I can mean surveillance,
or that the moon is a prison, it is daytime,
and in daytime no one sees the moon.
The poem reads like an essay with images that arrest me, which is basically everything I ask a poem to be. “This is not our poem,” it ends. “The poem has been privatized. Its flag will be a red feeling.”
I also loved “Hog”, late in the book, which is a kind of bestial/motorcycle/leather fantasy that reminded me of Samuel R. Delany’s novel Hogg. Ari’s landscape here is blurred, or maybe tilled up is the better metaphor: “What’s a hog / but gleam of handlebars, leather, that roar speeding by. / The scared parts dressed up tough, saying / ah come on let’s go chop up the wind.”

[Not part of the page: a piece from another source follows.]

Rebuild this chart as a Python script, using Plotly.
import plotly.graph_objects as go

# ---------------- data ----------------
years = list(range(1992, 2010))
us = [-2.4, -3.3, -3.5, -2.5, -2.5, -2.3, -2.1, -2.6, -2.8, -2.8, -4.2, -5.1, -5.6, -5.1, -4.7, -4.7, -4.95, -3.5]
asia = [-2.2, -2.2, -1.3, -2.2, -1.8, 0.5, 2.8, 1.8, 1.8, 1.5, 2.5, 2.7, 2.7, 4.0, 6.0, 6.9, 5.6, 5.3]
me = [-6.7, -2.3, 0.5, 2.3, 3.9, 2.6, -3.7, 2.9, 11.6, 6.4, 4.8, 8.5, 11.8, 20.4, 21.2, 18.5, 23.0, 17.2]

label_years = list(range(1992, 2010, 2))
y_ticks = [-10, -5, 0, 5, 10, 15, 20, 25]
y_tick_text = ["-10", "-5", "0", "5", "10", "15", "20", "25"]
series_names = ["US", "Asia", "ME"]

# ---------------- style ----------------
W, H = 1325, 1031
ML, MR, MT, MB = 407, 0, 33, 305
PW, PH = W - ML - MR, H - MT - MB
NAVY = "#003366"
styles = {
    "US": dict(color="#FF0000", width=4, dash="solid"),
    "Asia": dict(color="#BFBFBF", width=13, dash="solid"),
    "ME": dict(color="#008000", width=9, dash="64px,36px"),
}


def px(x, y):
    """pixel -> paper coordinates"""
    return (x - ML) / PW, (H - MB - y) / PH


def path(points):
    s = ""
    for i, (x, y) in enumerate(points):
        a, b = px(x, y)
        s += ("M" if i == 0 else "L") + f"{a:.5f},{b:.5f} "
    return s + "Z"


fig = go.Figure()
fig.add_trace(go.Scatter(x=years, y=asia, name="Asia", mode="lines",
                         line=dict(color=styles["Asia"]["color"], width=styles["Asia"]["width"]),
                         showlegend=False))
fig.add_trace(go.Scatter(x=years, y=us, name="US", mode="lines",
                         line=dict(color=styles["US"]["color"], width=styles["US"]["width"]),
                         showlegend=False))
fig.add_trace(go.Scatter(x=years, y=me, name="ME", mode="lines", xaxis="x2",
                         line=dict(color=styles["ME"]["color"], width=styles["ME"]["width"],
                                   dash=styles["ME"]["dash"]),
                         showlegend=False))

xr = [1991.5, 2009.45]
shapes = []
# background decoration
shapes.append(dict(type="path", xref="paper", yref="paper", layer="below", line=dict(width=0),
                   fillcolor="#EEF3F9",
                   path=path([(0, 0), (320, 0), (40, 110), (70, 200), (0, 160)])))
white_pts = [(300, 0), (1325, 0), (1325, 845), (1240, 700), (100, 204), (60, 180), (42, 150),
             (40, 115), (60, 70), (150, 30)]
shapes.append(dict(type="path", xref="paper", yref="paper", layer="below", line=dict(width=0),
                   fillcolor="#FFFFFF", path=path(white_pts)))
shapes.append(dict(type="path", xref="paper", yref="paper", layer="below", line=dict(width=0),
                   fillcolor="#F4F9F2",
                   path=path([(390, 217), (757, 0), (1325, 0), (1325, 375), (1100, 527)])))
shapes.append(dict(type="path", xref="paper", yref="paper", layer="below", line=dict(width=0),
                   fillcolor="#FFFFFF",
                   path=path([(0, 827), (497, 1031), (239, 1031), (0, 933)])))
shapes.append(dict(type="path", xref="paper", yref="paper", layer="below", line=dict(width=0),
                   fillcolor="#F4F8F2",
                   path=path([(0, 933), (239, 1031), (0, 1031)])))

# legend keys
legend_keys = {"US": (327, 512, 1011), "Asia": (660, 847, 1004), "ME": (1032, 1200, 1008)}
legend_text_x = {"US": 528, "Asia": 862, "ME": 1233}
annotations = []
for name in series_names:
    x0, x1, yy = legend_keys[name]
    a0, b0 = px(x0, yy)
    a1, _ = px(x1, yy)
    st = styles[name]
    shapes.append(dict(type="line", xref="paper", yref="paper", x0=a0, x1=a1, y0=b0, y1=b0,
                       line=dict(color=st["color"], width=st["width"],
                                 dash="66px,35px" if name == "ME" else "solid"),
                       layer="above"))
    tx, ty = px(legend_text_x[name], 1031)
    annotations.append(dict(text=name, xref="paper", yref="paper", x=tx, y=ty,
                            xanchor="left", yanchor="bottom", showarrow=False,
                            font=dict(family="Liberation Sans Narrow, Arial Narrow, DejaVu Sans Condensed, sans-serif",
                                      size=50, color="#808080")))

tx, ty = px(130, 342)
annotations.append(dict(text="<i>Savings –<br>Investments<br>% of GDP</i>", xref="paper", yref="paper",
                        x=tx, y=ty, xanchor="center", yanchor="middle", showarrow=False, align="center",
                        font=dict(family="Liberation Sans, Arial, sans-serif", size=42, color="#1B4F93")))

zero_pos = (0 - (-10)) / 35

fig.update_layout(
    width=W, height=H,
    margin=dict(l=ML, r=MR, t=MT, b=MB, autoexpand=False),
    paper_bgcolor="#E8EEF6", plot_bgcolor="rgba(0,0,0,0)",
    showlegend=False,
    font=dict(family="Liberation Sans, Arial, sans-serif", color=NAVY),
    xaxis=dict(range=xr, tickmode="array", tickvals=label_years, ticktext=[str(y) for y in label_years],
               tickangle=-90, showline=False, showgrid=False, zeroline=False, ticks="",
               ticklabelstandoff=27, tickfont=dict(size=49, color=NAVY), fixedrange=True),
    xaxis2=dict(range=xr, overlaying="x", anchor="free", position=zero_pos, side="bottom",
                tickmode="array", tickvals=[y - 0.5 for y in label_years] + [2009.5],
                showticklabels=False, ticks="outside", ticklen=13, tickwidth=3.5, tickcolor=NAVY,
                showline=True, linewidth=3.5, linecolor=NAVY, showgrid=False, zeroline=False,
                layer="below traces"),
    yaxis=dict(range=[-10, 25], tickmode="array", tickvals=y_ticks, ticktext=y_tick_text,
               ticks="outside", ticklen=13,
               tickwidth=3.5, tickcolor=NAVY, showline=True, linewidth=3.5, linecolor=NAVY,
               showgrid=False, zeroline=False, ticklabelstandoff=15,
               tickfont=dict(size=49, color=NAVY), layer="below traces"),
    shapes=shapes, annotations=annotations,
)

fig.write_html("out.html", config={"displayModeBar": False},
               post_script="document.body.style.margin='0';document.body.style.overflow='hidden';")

“Narrative” might be the closest the book gets to a clear portrait of the young trans body before coming out, and it’s so good I want to just quote all of it, but instead I’ll point you to its initial publication in Verse Daily and quote this part I love the most. It’s one of my favorite images I’ve read all year:
In Illinois I tried to build a kind of Midwestern
girlhood that failed and failed
into the shape of a flute
I played only high notes on.
What else? Oh, what a joy it was to read this part from “Handshake”! I felt heard, understood. I felt like I could find the friends I need if only I could open up about the honest parts of myself I feel it would be better to keep inside, lest I scare off potential friends:
I know I'd prefer to misbehave
continuously. Any squirrel gets what I mean—anarchic revelry,
refusing to ever be still, such keenness.
They own no tree so they all own all of them.
I'd like to flick my tail too whenever I want as if to say WHAT.